The film was the fourth collaboration between Dassin and Mercouri, who took the title role. Greek writer Margarita Liberaki adapted Euripides' Hippolytus into a melodrama concerning the rich society of ship owners and their families, but still containing some of the tragic elements of the ancient drama. The film is set in Paris, London, and the Greek island of Hydra.

== Plot ==
Phaedra, second wife of shipping tycoon Thanos, falls in love with her husband's son from his first marriage, Alexis. The love is doomed from the very beginning but they are unable to control their feelings.

== Cast ==
- Melina Mercouri as Phaedra
- Anthony Perkins as Alexis
- Raf Vallone as Thanos
- Élisabeth Ercy as Ercy
- Georges Sari as Ariadne
- Andreas Philippides as Andreas
- Olympia Papadouka as Anna
- Stelios Vokovich as Stavros
- Nikos Tzogias as Felere (as Nicos Tzoyas)
- Depy Martini as Heleni
- Alexis Pezas as Dimitris
- Kostas Baladimas as Dimos (as Dimos Baladinas)
- Marc Bohan as himself (uncredited)
- Jules Dassin as Christos (uncredited)

== Production ==
Phaedra was filmed in Greece, France, and Great Britain. The production company Jorilie Productions is only credited by the American copyright source and the films status as a French co-production is unconfirmed.
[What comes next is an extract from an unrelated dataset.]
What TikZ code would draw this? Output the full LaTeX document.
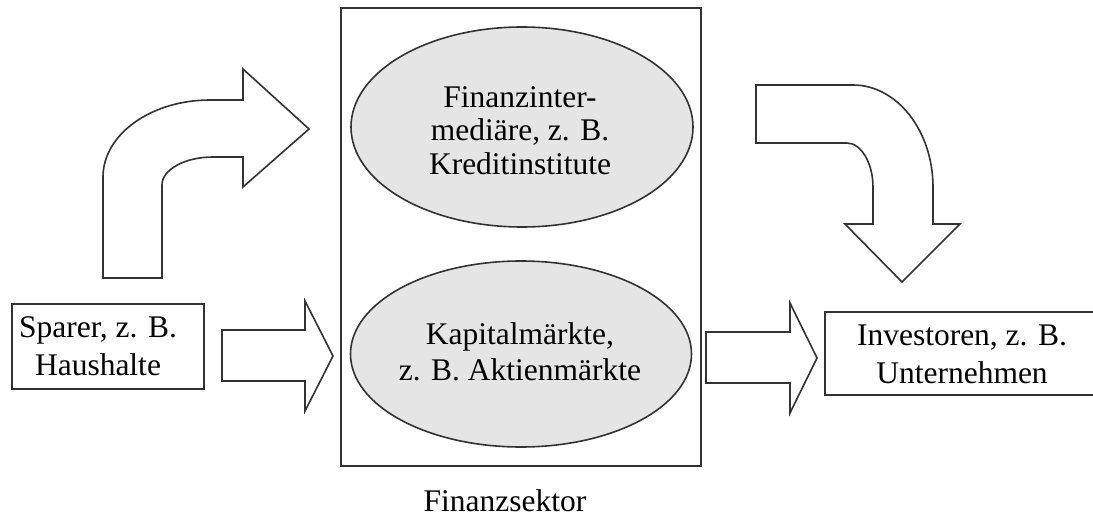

The movie was released in 1962. It was a hit in Europe but a box-office failure in the USA. Although Mercouri and Perkins became friends during the filming, the magazines, and especially Esquire magazine, attacked the film, because of Perkins's vulnerability. Phaedra was one of several films that teamed Perkins with notable older female stars.

== Soundtrack ==
The music was composed by Mikis Theodorakis. In the soundtrack, Melina Mercouri sang two songs. The first one was written by Nikos Gatsos, a major Greek poet, and was sung by Mercouri and Perkins after their love scene in Paris. The other one was heard in the film as the main love theme. Both of the songs are popular in Greece and they have been performed by hundreds of singers and actors.

The toccata from Johann Sebastian Bach's Toccata and Fugue for organ in F major, BWV 540 was used prominently in the film.

==Home media==
Phaedra was released to DVD by MGM Home Entertainment on June 6, 2011, as a Region 1 fullscreen DVD-on-demand disc via MGM's Limited Edition Collection available through Amazon.